Can I invest with a Permit B in Switzerland?

Yes. Permit B holders have no restrictions on investing in stocks, ETFs, cryptocurrency, or contributing to Pillar 3a. The only restriction is on investment property. You cannot buy real estate purely for rental income with a B permit (only your primary residence).

Do I need to file taxes if I earn under CHF 120,000?

If you have a Permit B and earn under CHF 120,000, your taxes are typically withheld at source and you don’t need to file a return. However, you may choose to file if you have significant deductions (like Pillar 3a contributions) that would reduce your tax burden. Above CHF 120,000, you must file a return.

What happens to my investments if I leave Switzerland?

Your brokerage investments remain yours. You can keep them or transfer them. For Pillar 3a, you can withdraw the full amount when you permanently leave Switzerland. For Pillar 2, if you move to an EU country, you can only withdraw the over-mandatory portion; the rest stays in a vested benefits account. If you move outside the EU, you can withdraw everything.

Should I use a Swiss or foreign broker?

For most expats, a foreign broker like Interactive Brokers offers dramatically lower fees, often 10-20x cheaper than traditional Swiss banks. The tradeoff is less hand-holding and a more complex interface. If you value Swiss regulation and simplicity, Saxo Bank or Swissquote are good middle-ground options.

How much should I invest monthly?

First, max your Pillar 3a (CHF 605/month to reach the CHF 7,258 annual limit). After that, invest whatever you can afford beyond your emergency fund and monthly expenses. Even CHF 500/month invested consistently over 20 years at 7% average returns grows to over CHF 260,000. Start with what you have and increase over time.

Is Pillar 3a worth it for expats who might leave?

Absolutely.
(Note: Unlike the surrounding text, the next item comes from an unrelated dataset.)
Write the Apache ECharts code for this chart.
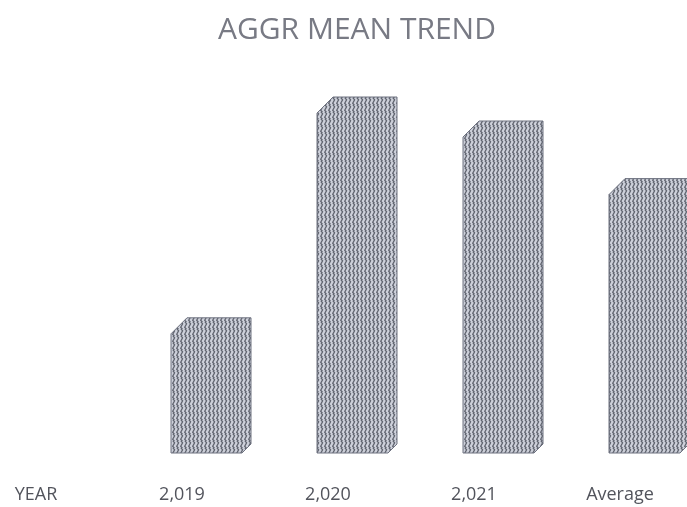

The immediate tax savings (CHF 1,500-2,500/year) are yours regardless of how long you stay. If you leave Switzerland, you can withdraw your entire Pillar 3a balance. You’ll pay a small withdrawal tax, but you’ll still come out ahead compared to not contributing. Even staying for just 2-3 years makes it worthwhile.

What’s the minimum amount to start investing?
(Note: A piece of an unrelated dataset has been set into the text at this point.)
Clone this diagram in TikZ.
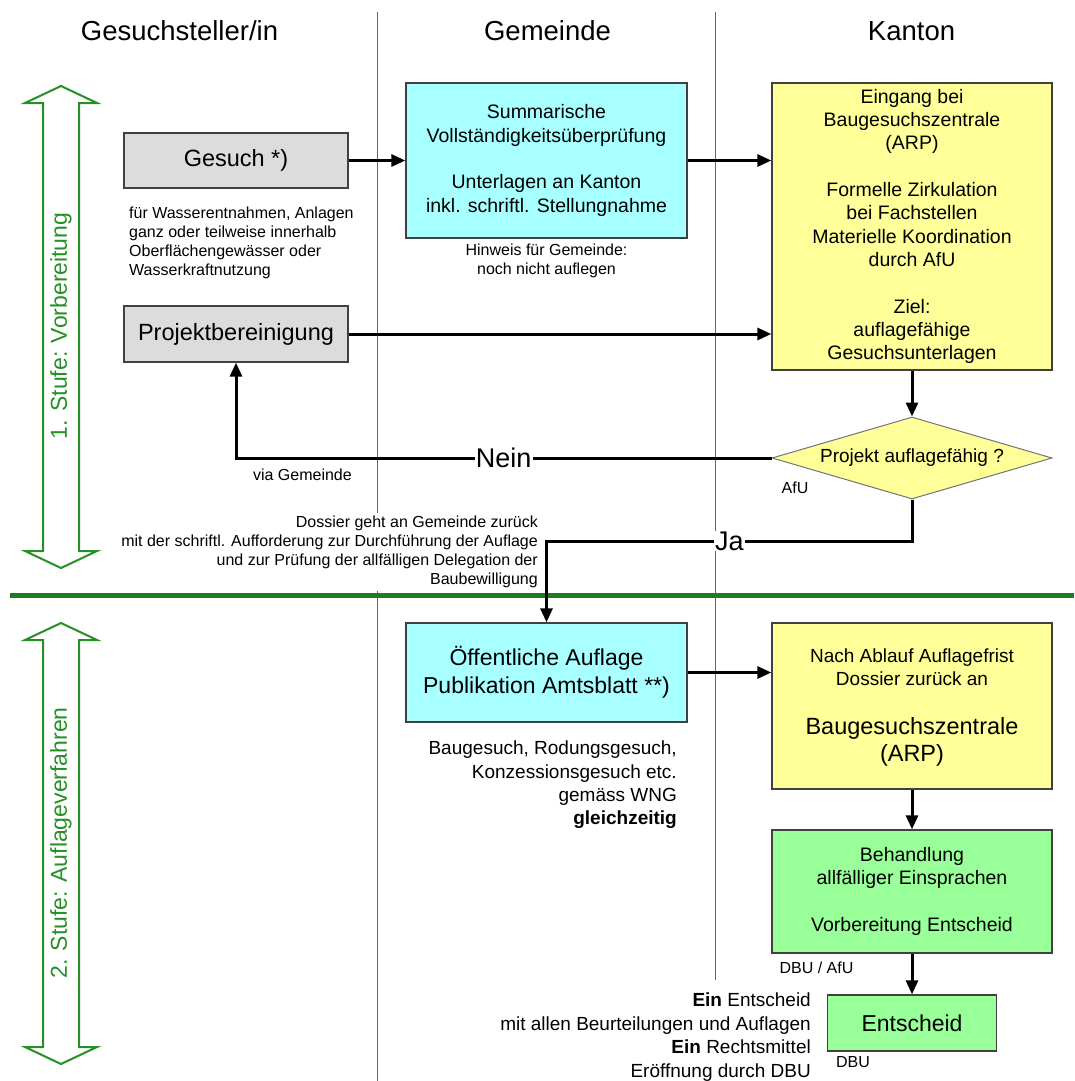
\documentclass[tikz,border=0pt]{standalone}
\usepackage{fontspec}
\setmainfont{Liberation Sans}
\usetikzlibrary{positioning,shapes.geometric,arrows.meta}
\definecolor{boxgray}{HTML}{DCDCDC}
\definecolor{boxcyan}{HTML}{A8FFFF}
\definecolor{boxyellow}{HTML}{FFFF99}
\definecolor{boxgreen}{HTML}{99FF99}
\definecolor{stagegreen}{HTML}{259025}
\definecolor{rulegreen}{HTML}{1E7E1E}
\newcommand{\fsz}[2]{\fontsize{#1}{#2}\selectfont}

\begin{document}
\begin{tikzpicture}[x=1pt, y=-1pt,
            lane/.style={draw=black!60, line width=0.8pt},
            head/.style={font=\fsz{27.5}{33}},
            box/.style={rectangle, draw=black!75, line width=1.3pt, align=center, inner sep=0pt, font=\fsz{19.5}{23.3}},
            graybox/.style={box, fill=boxgray, font=\fsz{23.5}{28}, minimum width=224pt, minimum height=55pt},
            cyanbox/.style={box, fill=boxcyan, minimum width=281pt},
            yellowbox/.style={box, fill=boxyellow, minimum width=280pt},
            greenbox/.style={box, fill=boxgreen},
            decision/.style={diamond, draw=black!55, line width=1pt, fill=boxyellow, aspect=3.4, inner sep=0pt,
                minimum width=280pt, minimum height=82pt, font=\fsz{19}{23}},
            note/.style={font=\fsz{16}{19}, inner sep=2pt},
            remark/.style={font=\fsz{19}{23.4}, align=right, inner sep=2pt},
            answer/.style={font=\fsz{27}{32}, fill=white, inner sep=1pt},
            stage/.style={draw=stagegreen, line width=2pt, line join=miter},
            stagetext/.style={text=stagegreen, font=\fsz{23}{27}, rotate=90},
            flow/.style={-{Triangle[length=14pt,width=12pt]}, line width=3pt}
        ]
        \useasboundingbox (0,0) rectangle (1074,1081);

        %lanes
        \draw[lane] (377,12) -- (377,1081);
        \draw[lane] (715,12) -- (715,980);
        \draw[rulegreen, line width=5pt] (10,595.5) -- (1074,595.5);

        %headings
        \node[head] (h1) at (179.5,31) {Gesuchsteller/in};
        \node[head] (h2) at (547.5,31) {Gemeinde};
        \node[head] (h3) at (911.5,31) {Kanton};

        %stages
        \foreach \ytop/\ybot in {86/568, 623/1064}
            \draw[stage] (61,\ytop) -- (97,\ytop+17) -- (79,\ytop+17) -- (79,\ybot-17) -- (97,\ybot-17)
                -- (61,\ybot) -- (25,\ybot-17) -- (43,\ybot-17) -- (43,\ytop+17) -- (25,\ytop+17) -- cycle;
        \node[stagetext] (st1) at (61,326) {1. Stufe: Vorbereitung};
        \node[stagetext] (st2) at (61,843) {2. Stufe: Auflageverfahren};

        %blocks, 1. Stufe
        \node[graybox] (gesuch) at (236,160.5) {Gesuch *)};
        \node[graybox, minimum height=56pt] (proj) at (236,334) {Projektbereinigung};
        \node[cyanbox, minimum height=155pt] (summ) at (546.5,160.5)
            {Summarische\\Vollständigkeitsüberprüfung\\[23.3pt]Unterlagen an Kanton\\inkl. schriftl. Stellungnahme};
        \node[yellowbox, minimum height=287pt] (bgz) at (912,226.5)
            {Eingang bei\\Baugesuchszentrale\\(ARP)\\[23.3pt]Formelle Zirkulation\\bei Fachstellen\\Materielle Koordination\\durch AfU\\[23.3pt]Ziel:\\auflagefähige\\Gesuchsunterlagen};
        \node[decision] (dia) at (912,458) {Projekt auflagefähig ?};

        %blocks, 2. Stufe
        \node[cyanbox, minimum height=99pt, font=\fsz{23}{27.6}] (oeff) at (546.5,672.5)
            {Öffentliche Auflage\\Publikation Amtsblatt **)};
        \node[yellowbox, minimum height=166pt] (nach) at (912,706) {};
        \node[font=\fsz{19}{23}, align=center] (nachtxt) at (912,667) {Nach Ablauf Auflagefrist\\Dossier zurück an};
        \node[font=\fsz{23.5}{27}, align=center] (nachbgz) at (912,742) {Baugesuchszentrale\\(ARP)};
        \node[greenbox, minimum width=280pt, minimum height=123pt] (beh) at (912,891.5)
            {Behandlung\\allfälliger Einsprachen\\[23.3pt]Vorbereitung Entscheid};
        \node[greenbox, minimum width=169pt, minimum height=56pt, font=\fsz{23}{27}] (ents) at (912,1023) {Entscheid};

        %notes
        \node[note, align=left, anchor=west] (gesuchnote) at (127,243)
            {für Wasserentnahmen, Anlagen\\ganz oder teilweise innerhalb\\Oberflächengewässer oder\\Wasserkraftnutzung};
        \node[note, align=center, below=3pt of summ] (hinweis) {Hinweis für Gemeinde:\\noch nicht auflegen};
        \node[note, anchor=east] (via) at (354,475) {via Gemeinde};
        \node[note] (afu) at (795,488) {AfU};
        \node[note, align=right, fill=white, inner sep=3pt, anchor=east] (dossier) at (541,552)
            {Dossier geht an Gemeinde zurück\\mit der schriftl. Aufforderung zur Durchführung der Auflage\\und zur Prüfung der allfälligen Delegation der\\Baubewilligung};
        \node[remark, anchor=east] (gleich) at (679,785)
            {Baugesuch, Rodungsgesuch,\\Konzessionsgesuch etc.\\gemäss WNG\\\textbf{gleichzeitig}};
        \node[note, below right=6pt and 6pt of beh.south west] (dbuafu) {DBU / AfU};
        \node[note, below right=3pt and 7pt of ents.south west] (dbu) {DBU};
        \node[remark, anchor=east] (einnote) at (813,1037)
            {\textbf{Ein} Entscheid\\mit allen Beurteilungen und Auflagen\\\textbf{Ein} Rechtsmittel\\Eröffnung durch DBU};

        %arrows
        \draw[flow] (gesuch) -- (summ);
        \draw[flow] (summ.east) -- (summ.east -| bgz.west);
        \draw[flow] (proj.east) -- (proj.east -| bgz.west);
        \draw[flow] (bgz) -- (dia);
        \draw[flow] (dia.west) -- node[answer] {Nein} (dia.west -| proj) -- (proj.south);
        \coordinate (jarow) at (0,541);
        \draw[flow] (dia.south) -- (dia.south |- jarow) -- node[answer] {Ja} (oeff.north |- jarow) -- (oeff.north);
        \draw[flow] (oeff.east) -- (oeff.east -| nach.west);
        \draw[flow] (nach) -- (beh);
        \draw[flow] (beh) -- (ents);

\end{tikzpicture}
\end{document}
With Interactive Brokers, there’s no minimum. You can start with CHF 100 or CHF 1,000. For Pillar 3a providers like VIAC or Finpension, you can contribute as little as CHF 100/month. The important thing is to start. You can always increase your contributions as your income grows.

Can I invest in US stocks from Switzerland?

Yes. Through Interactive Brokers, you have full access to US markets. You can buy individual US stocks or US-domiciled ETFs like VT, VOO, or VTI. You’ll need to complete a W-8BEN form to get the reduced 15% dividend withholding rate (instead of 30%). Be aware of US estate tax implications if your US holdings exceed $60,000.

Disclaimer: This article is for educational purposes only and does not constitute financial advice. Investment decisions should be based on your personal situation. Consult a qualified financial advisor for personalized guidance.